CHALLENGE → Output exactly the lines from the first one down to the line containing "0.8102, 0.4465], sharex=ax_b)", inclusive.

DATASET EXTRACT →
- - - - -
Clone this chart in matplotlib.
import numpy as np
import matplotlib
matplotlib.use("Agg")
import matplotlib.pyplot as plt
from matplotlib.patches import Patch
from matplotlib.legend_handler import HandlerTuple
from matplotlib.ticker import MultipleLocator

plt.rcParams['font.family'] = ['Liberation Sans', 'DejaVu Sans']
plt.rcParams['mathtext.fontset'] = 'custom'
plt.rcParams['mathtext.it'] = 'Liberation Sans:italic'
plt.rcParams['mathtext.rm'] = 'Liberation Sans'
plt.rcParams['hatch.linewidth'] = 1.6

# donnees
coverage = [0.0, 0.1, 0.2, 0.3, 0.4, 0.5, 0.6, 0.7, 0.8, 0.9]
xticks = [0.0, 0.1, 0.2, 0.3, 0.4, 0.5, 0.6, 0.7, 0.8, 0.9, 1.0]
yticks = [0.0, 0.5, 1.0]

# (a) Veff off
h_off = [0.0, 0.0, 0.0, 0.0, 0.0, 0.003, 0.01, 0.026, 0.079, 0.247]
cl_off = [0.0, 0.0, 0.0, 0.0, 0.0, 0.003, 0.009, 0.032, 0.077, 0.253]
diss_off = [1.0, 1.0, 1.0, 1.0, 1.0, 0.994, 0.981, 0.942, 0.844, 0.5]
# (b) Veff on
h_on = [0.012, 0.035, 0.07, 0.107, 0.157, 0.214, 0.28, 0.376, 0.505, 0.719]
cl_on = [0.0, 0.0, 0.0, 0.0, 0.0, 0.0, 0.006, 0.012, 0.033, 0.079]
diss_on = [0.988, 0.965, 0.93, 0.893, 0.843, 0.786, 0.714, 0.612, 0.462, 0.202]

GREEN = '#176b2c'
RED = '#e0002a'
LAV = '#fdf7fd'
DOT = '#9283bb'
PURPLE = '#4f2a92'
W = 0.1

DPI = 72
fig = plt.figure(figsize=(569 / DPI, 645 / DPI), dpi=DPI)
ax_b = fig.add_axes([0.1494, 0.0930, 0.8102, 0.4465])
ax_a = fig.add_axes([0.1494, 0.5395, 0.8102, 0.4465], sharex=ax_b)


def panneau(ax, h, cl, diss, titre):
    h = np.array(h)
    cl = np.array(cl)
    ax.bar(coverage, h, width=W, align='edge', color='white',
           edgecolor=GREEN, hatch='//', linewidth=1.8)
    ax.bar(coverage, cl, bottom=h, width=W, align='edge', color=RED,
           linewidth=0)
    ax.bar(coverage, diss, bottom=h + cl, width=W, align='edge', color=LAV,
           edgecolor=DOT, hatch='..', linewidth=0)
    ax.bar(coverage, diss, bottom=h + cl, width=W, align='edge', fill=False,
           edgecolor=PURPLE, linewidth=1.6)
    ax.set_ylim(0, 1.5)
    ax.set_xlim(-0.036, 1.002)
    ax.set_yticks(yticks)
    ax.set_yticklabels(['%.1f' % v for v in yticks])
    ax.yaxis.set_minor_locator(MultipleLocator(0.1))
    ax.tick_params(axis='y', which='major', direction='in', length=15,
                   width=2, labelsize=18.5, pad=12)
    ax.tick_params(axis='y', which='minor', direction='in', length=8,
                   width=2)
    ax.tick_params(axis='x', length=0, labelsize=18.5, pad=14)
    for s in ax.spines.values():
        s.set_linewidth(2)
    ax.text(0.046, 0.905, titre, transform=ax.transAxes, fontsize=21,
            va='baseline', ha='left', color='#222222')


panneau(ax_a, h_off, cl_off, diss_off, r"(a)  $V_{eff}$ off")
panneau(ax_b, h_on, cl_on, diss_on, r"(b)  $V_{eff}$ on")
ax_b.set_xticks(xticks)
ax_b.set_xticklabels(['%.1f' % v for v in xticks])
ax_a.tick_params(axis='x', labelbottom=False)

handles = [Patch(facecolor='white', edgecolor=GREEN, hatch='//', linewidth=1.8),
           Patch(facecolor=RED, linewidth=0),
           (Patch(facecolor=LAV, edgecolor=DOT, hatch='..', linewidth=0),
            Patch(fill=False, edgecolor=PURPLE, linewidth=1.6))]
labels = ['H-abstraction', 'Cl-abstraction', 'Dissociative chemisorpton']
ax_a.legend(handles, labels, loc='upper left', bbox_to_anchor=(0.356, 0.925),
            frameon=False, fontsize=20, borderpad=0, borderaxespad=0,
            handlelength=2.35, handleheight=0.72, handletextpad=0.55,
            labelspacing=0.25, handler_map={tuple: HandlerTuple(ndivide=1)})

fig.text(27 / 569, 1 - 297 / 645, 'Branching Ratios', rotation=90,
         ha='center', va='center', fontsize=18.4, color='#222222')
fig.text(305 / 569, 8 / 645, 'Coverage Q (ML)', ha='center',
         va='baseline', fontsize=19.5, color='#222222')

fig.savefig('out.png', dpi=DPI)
- - - - -
THE RESPONSE →
Clone this chart in matplotlib.
import numpy as np
import matplotlib
matplotlib.use("Agg")
import matplotlib.pyplot as plt
from matplotlib.patches import Patch
from matplotlib.legend_handler import HandlerTuple
from matplotlib.ticker import MultipleLocator

plt.rcParams['font.family'] = ['Liberation Sans', 'DejaVu Sans']
plt.rcParams['mathtext.fontset'] = 'custom'
plt.rcParams['mathtext.it'] = 'Liberation Sans:italic'
plt.rcParams['mathtext.rm'] = 'Liberation Sans'
plt.rcParams['hatch.linewidth'] = 1.6

# donnees
coverage = [0.0, 0.1, 0.2, 0.3, 0.4, 0.5, 0.6, 0.7, 0.8, 0.9]
xticks = [0.0, 0.1, 0.2, 0.3, 0.4, 0.5, 0.6, 0.7, 0.8, 0.9, 1.0]
yticks = [0.0, 0.5, 1.0]

# (a) Veff off
h_off = [0.0, 0.0, 0.0, 0.0, 0.0, 0.003, 0.01, 0.026, 0.079, 0.247]
cl_off = [0.0, 0.0, 0.0, 0.0, 0.0, 0.003, 0.009, 0.032, 0.077, 0.253]
diss_off = [1.0, 1.0, 1.0, 1.0, 1.0, 0.994, 0.981, 0.942, 0.844, 0.5]
# (b) Veff on
h_on = [0.012, 0.035, 0.07, 0.107, 0.157, 0.214, 0.28, 0.376, 0.505, 0.719]
cl_on = [0.0, 0.0, 0.0, 0.0, 0.0, 0.0, 0.006, 0.012, 0.033, 0.079]
diss_on = [0.988, 0.965, 0.93, 0.893, 0.843, 0.786, 0.714, 0.612, 0.462, 0.202]

GREEN = '#176b2c'
RED = '#e0002a'
LAV = '#fdf7fd'
DOT = '#9283bb'
PURPLE = '#4f2a92'
W = 0.1

DPI = 72
fig = plt.figure(figsize=(569 / DPI, 645 / DPI), dpi=DPI)
ax_b = fig.add_axes([0.1494, 0.0930, 0.8102, 0.4465])
ax_a = fig.add_axes([0.1494, 0.5395, 0.8102, 0.4465], sharex=ax_b)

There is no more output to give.